By Anastasia Howland
1. Reflect on last semester. What worked well? You established relationships with your professors, got along with your roommate, and managed to avoid that Freshman 15? Good. Keep doing those things. And what perhaps didn’t work so well? You rarely got more than 5 hours of sleep, crammed for every single test, and didn’t set foot in the library once? Make it a point to work on those things this semester.
2. Start going to chapel and convo now. You never know what’s going to pop up later on in the semester when you’re desperate for convo credits—you might be more desperate for sleep, or for a good grade on that paper you haven’t had time to start yet. It’s best to go enjoy chapel and convo now rather than being stressed about getting enough credits later when you already have 37 other things to do.
3. Get a planner. Wal-mart, Target, Michael’s, Barnes and Noble, Amazon—you can find one that you like almost anywhere.
4. Use your planner. It can sit on your desk and look pretty all it wants, but it’s not doing you any good that way. Keep it with you in your backpack, and make a point at the end of class to write down any homework you’re assigned. Also make sure to write down events, or even just small things you’ve planned for yourself—a movie night with friends, an hour to hit the gym, or some time to study for that Bio exam. Glance over it each night to make sure you’re prepared for the next day. This keeps you from forgetting things, or being overwhelmed by the sheer amount of things you have to get done—when you can see them, name them, and plan time do them, you’ll save yourself a lot of stress.
5. Don’t spend all your Cav Cash in one place. Okay, well you have to spend it all in one place, I suppose. But don’t spend it all at once. You know you’ll be wanting some Starbucks or a warm chocolate chip cookie to keep you going at the end of the semester, so try your best to ration out your Cash.

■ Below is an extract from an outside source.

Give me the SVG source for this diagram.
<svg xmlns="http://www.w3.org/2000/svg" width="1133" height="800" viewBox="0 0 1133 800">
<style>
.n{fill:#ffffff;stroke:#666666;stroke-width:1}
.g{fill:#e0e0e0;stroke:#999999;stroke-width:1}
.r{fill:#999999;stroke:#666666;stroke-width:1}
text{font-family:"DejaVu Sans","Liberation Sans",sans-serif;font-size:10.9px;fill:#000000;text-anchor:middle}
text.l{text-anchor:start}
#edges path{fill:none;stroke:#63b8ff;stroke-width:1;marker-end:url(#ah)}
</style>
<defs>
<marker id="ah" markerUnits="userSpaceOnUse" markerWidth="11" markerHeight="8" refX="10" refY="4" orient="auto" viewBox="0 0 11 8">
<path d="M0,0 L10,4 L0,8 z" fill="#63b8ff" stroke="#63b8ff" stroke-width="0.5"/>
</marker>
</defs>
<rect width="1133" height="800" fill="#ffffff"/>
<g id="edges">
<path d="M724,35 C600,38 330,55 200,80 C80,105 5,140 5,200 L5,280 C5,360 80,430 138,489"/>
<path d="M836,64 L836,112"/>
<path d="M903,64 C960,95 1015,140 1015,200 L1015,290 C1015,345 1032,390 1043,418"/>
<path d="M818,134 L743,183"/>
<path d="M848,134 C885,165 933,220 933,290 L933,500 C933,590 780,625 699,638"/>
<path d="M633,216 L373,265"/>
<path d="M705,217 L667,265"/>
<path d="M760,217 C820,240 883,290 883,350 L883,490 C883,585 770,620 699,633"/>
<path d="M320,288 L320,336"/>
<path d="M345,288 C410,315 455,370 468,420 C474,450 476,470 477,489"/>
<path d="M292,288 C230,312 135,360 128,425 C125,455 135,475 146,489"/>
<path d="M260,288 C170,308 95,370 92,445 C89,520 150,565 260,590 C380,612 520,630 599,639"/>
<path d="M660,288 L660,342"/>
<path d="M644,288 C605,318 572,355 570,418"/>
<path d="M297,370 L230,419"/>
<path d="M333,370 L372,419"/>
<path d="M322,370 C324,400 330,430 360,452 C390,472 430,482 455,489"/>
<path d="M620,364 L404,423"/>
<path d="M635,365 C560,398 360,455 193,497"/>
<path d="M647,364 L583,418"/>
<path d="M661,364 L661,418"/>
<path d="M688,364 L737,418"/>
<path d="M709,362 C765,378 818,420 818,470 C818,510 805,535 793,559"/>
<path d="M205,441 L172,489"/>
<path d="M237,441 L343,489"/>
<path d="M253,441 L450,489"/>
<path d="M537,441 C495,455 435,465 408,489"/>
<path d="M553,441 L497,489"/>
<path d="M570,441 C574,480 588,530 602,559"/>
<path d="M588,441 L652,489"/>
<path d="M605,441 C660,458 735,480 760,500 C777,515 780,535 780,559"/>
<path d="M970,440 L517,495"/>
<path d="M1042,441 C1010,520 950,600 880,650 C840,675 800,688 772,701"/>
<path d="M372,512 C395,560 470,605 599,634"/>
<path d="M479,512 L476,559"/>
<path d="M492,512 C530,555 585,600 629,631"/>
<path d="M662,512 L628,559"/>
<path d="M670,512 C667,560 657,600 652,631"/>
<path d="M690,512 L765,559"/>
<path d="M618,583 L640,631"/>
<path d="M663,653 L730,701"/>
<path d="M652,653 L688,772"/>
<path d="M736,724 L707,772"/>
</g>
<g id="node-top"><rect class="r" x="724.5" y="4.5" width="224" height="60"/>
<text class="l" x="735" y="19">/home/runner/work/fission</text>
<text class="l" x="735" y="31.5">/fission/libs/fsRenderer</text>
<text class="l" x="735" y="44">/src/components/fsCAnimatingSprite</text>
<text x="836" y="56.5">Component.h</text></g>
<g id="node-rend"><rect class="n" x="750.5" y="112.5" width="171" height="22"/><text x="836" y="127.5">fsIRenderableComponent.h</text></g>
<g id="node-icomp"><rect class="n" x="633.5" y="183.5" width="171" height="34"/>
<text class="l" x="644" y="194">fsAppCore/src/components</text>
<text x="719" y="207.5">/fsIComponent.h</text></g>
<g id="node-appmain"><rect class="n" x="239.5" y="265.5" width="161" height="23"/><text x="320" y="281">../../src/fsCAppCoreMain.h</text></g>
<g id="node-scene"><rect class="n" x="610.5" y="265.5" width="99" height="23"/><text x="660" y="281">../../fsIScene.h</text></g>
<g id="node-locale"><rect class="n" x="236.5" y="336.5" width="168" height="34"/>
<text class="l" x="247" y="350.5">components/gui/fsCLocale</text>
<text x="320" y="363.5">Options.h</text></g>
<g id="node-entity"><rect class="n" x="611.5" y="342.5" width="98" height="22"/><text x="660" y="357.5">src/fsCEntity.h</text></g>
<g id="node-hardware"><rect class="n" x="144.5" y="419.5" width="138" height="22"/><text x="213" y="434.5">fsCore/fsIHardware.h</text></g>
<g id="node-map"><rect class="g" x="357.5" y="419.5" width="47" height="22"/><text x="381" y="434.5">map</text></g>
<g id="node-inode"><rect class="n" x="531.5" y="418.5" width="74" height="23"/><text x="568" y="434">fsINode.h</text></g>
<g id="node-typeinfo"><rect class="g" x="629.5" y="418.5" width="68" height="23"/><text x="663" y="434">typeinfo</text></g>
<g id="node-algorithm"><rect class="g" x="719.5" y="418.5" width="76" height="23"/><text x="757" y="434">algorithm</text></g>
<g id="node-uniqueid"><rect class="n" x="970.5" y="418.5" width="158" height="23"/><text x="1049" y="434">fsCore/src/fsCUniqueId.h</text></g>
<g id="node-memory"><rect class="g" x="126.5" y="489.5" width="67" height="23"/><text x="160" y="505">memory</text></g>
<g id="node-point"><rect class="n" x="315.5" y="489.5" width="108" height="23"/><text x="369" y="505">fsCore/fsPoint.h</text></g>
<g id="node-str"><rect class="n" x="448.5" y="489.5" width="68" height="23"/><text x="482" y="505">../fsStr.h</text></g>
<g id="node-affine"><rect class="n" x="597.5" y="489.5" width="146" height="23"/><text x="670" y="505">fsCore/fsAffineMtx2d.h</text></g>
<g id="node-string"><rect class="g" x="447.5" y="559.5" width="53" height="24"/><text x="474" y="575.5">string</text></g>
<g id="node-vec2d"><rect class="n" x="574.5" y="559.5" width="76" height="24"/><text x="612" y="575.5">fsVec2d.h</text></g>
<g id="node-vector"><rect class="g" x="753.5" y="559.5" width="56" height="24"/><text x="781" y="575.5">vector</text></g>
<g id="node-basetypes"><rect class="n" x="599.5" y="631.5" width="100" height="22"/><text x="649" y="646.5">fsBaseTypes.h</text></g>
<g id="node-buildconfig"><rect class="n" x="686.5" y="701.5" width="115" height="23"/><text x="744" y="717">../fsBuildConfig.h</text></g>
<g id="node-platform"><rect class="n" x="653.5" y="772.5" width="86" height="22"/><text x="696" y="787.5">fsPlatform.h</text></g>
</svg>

6. Eat a good breakfast. It’s the most important meal of the day, blah, blah, blah. There have been all sorts of recent studies challenging this old wives’ tale, but one thing is certain: it’s better for your body to consume more calories earlier in the day than to gorge yourself on them late at night after skipping all other meals. This is only logical, because your body needs calories to get you through your daily activities, not to get you through a long night of rest. Make sure to pay more visits to Howerton Dining Hall in the morning than Cookout or Denny’s at midnight. Your body will thank you for it.
7. Establish other healthy habits. Only allow yourself a slice of pizza or cup of Dr. Pepper every once in a while—don’t make it your daily diet. Go for a walk once a day—there’s plenty of beautiful roads and trails in Montreat to enjoy. And please make it a point to head to sleep sometime before the sun comes up. Studies show that college students need at least 8 hours of sleep to function well. Getting enough sleep will keep both your body and mind happy and healthy. College is a busy season of life, but please make sure to take time to care for yourself.
8. Pay a visit to the CLCC. Don’t dig yourself into a hole by ignoring those red flags signifying your need for help in difficult classes. There is no shame in asking for help, and there are wonderful people in the CLCC (Center for Learning, Calling, and Career) who are eager to provide you with it. Whether you need study tips, help writing a resume, or somebody to help you figure out your calling/career, the CLCC is a great resource.
9. Be positive. Your attitude will often determine your actions. If you’re only grumbling and complaining about your classes and workouts, you’re not likely to enjoy or succeed at them. You can be realistic and truthful about the things that you don’t like, but don’t let these things cloud out the good things. Realize that you have been blessed in so many ways, and seek to actively enjoy your blessings.
10. When you fail, don’t give up. This is one of the most important life lessons you could ever learn—it stretches far beyond your college years, into all other times and aspects of your life. Don’t give up on that difficult class—talk to your professor, study with friends, visit the CLCC for some help. Giving up doesn’t get you anywhere. Trying again, while it may be difficult, is important—it’s the only way you can continue and improve.
11. Take time to have fun. This is the one you were all waiting for, right? Well here’s some good news: taking breaks is actually important—it’s not healthy to study yourself into the ground for 8 hours straight. Just as your body needs to rest from a strenuous workout, your brain needs to rest from a strenuous time of study. This isn’t an excuse not to study at all, so don’t have too much fun, but do make sure you schedule time to do the things that you love with the people that you love.